Belakangan ini pihak kepolisian melalui media selalu menyatakan sikap akan berubah dan menjahui keburukan-keburukan dimasa lalu yang sudah kadung melekat dipikiran masyarakat. Tapi kenyataan dilapangan hal itu tidak berbanding lurus dengan apa yang digembar-gemborkan di media. Kekerasan demi kekeran yang melibatkan pihak kepolisian terus terjadi.
Bergbagai kasus kekerasan yang telah terjadi sebelumnya seakan tak pernah membuat polisi berevaluasi untuk memperbaiki diri. Dimana-mana masih saja terus terjadi kekerasan yang melibatkan pihak kepolisian. Parahnya lagi, hal itu tidak pernah tersentuh hukum. Kasus kekerasan itu hanya dianggap angin lalu. Intinya, masyarakat selalu menjadi korban keangkuhan polisi dan ketidakadilan hukum yang berlaku di Indonesia.
Kasus penimbakan yang dilakukan polisi terhadap guru ngaji (alm. Solikin) benar-benar diluar sifat kemanusiaan polisi yang selama ini berkampanye melindungi masayarakat.

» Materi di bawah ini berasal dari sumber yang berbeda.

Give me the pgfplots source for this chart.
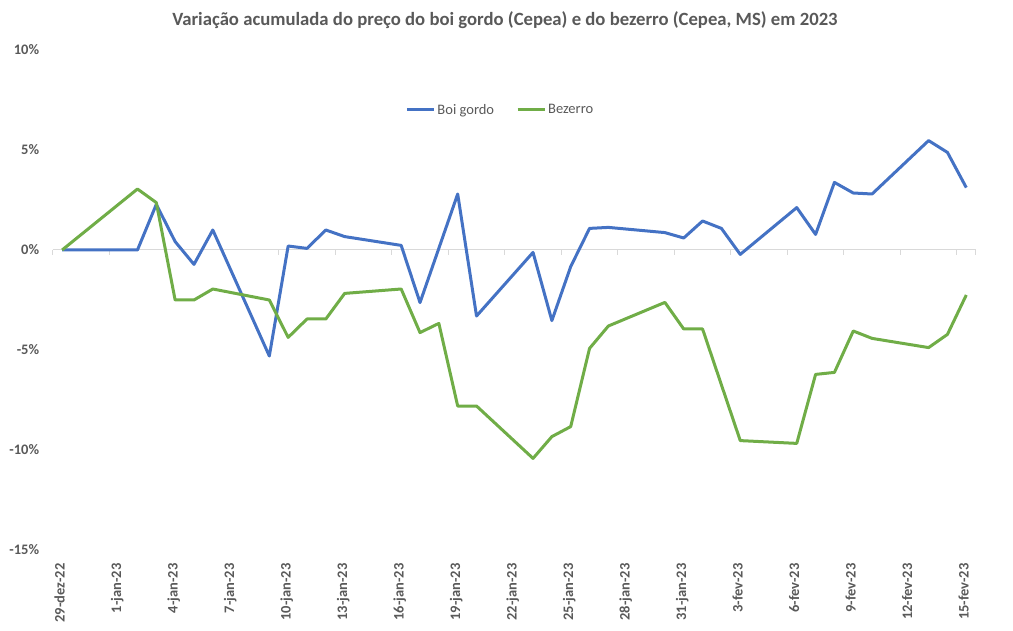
\documentclass[border=0pt]{standalone}
\usepackage{pgfplots}
\pgfplotsset{compat=1.18}
\usepackage{fontspec}
\setmainfont{Carlito}
\definecolor{txtgray}{HTML}{595959}
\definecolor{boi}{HTML}{4472C4}
\definecolor{bez}{HTML}{70AD47}
\definecolor{zgray}{HTML}{D9D9D9}
\begin{document}
\begin{tikzpicture}
\useasboundingbox (0,0) rectangle (1013pt,630pt);
\begin{axis}[
  at={(52.7pt,80pt)}, anchor=south west,
  scale only axis, width=923pt, height=500pt,
  xmin=-0.5, xmax=48.5, ymin=-15, ymax=10,
  axis line style={draw=none},
  tick style={draw=none},
  xtick={0,3,...,48},
  xticklabels={29-dez-22,1-jan-23,4-jan-23,7-jan-23,10-jan-23,13-jan-23,16-jan-23,19-jan-23,22-jan-23,25-jan-23,28-jan-23,31-jan-23,3-fev-23,6-fev-23,9-fev-23,12-fev-23,15-fev-23},
  xticklabel shift=10pt,
  xticklabel style={rotate=90, anchor=mid east, font=\bfseries\fontsize{14.5}{16}\selectfont, text=txtgray},
  ytick={-15,-10,-5,0,5,10},
  yticklabels={-15\%,-10\%,-5\%,0\%,5\%,10\%},
  yticklabel style={font=\bfseries\fontsize{14.5}{16}\selectfont, text=txtgray, xshift=-10pt},
  title={Variação acumulada do preço do boi gordo (Cepea) e do bezerro (Cepea, MS) em 2023},
  title style={at={(axis description cs:0.49,1)}, anchor=center, yshift=24pt, font=\bfseries\fontsize{18.7}{21}\selectfont, text=txtgray},
  legend style={at={(axis description cs:0.485,0.88)}, anchor=center, draw=none, fill=none, legend columns=2, font=\fontsize{14.5}{16}\selectfont, text=txtgray, /tikz/every even column/.append style={column sep=20pt}},
  legend image code/.code={\draw[#1] (0pt,0pt) -- (27pt,0pt);},
  clip=false,
]
\draw[zgray, line width=1pt] (axis cs:-0.5,0) -- (axis cs:48.5,0);
\draw[zgray, line width=1pt]
  (axis cs:-0.5,0) -- (axis cs:-0.5,-0.25) (axis cs:2.5,0) -- (axis cs:2.5,-0.25)
  (axis cs:5.5,0) -- (axis cs:5.5,-0.25) (axis cs:8.5,0) -- (axis cs:8.5,-0.25)
  (axis cs:11.5,0) -- (axis cs:11.5,-0.25) (axis cs:14.5,0) -- (axis cs:14.5,-0.25)
  (axis cs:17.5,0) -- (axis cs:17.5,-0.25) (axis cs:20.5,0) -- (axis cs:20.5,-0.25)
  (axis cs:23.5,0) -- (axis cs:23.5,-0.25) (axis cs:26.5,0) -- (axis cs:26.5,-0.25)
  (axis cs:29.5,0) -- (axis cs:29.5,-0.25) (axis cs:32.5,0) -- (axis cs:32.5,-0.25)
  (axis cs:35.5,0) -- (axis cs:35.5,-0.25) (axis cs:38.5,0) -- (axis cs:38.5,-0.25)
  (axis cs:41.5,0) -- (axis cs:41.5,-0.25) (axis cs:44.5,0) -- (axis cs:44.5,-0.25)
  (axis cs:47.5,0) -- (axis cs:47.5,-0.25) (axis cs:48.5,0) -- (axis cs:48.5,-0.25);
\addplot[boi, line width=3pt, line join=round] table {
0 0
4 0
5 2.28
6 0.42
7 -0.72
8 1.0
11 -5.3
12 0.2
13 0.08
14 1.0
15 0.67
18 0.23
19 -2.63
21 2.8
22 -3.3
25 -0.12
26 -3.53
27 -0.83
28 1.08
29 1.13
32 0.87
33 0.6
34 1.45
35 1.08
36 -0.22
39 2.12
40 0.78
41 3.38
42 2.85
43 2.8
46 5.47
47 4.88
48 3.12
};
\addlegendentry{Boi gordo}
\addplot[bez, line width=3pt, line join=round] table {
0 0
4 3.05
5 2.37
6 -2.5
7 -2.5
8 -1.95
11 -2.5
12 -4.37
13 -3.45
14 -3.45
15 -2.17
18 -1.95
19 -4.13
20 -3.67
21 -7.8
22 -7.8
25 -10.42
26 -9.33
27 -8.83
28 -4.92
29 -3.8
32 -2.62
33 -3.95
34 -3.95
36 -9.53
39 -9.67
40 -6.22
41 -6.12
42 -4.05
43 -4.42
46 -4.88
47 -4.22
48 -2.25
};
\addlegendentry{Bezerro}
\end{axis}
\end{tikzpicture}
\end{document}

Selain tidak mengakui kesalahannya, pihak polisi juga menuduh almarhum melawan polisi dengan celurit. Lalu dimana sifat gentel sang polisi yang selalu membusungkan dada itu??? Tidak ada...!!!

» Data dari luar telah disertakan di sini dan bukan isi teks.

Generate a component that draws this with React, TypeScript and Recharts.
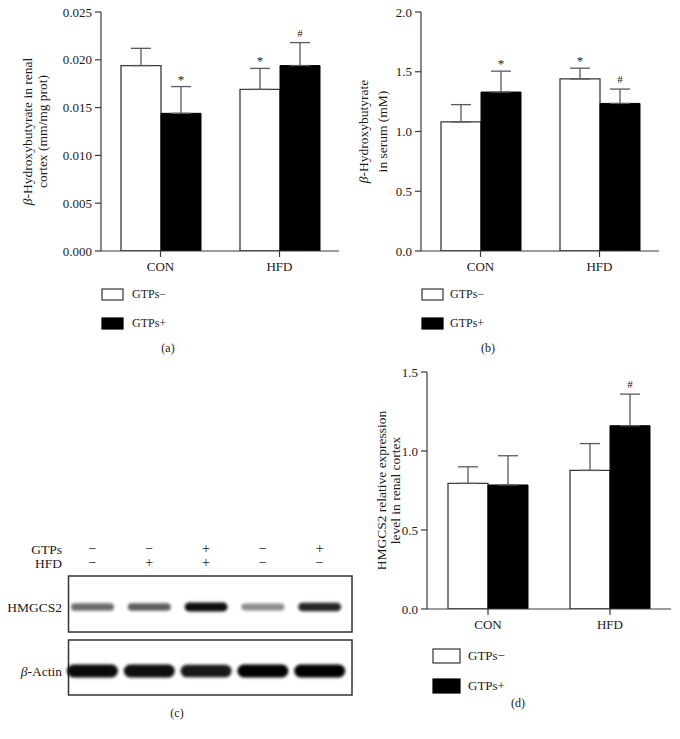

Untuk saat ini, pihak kepolisian (mungkin) akan bersikap dingin terhadap masyarakat. Tapi lihatlah setelah waktu berjalan lagi, satu bulan atau bulan lagi. Kekerasan terhadap masyarakat yang tidak bersalah (sekalipun) oleh pihak polisi akan terulang lagi. Ini mengaca pada kasus-kasus sebelumnya. Polisi selalu bicara akan mengubah sifat-sifat buruknya itu. Tapi kenyatannya apa yang terjadi. Kekerasan demi kekerasan itu terus terjadi, seakan sudah menjadi kebiasaan buruk polisi kita.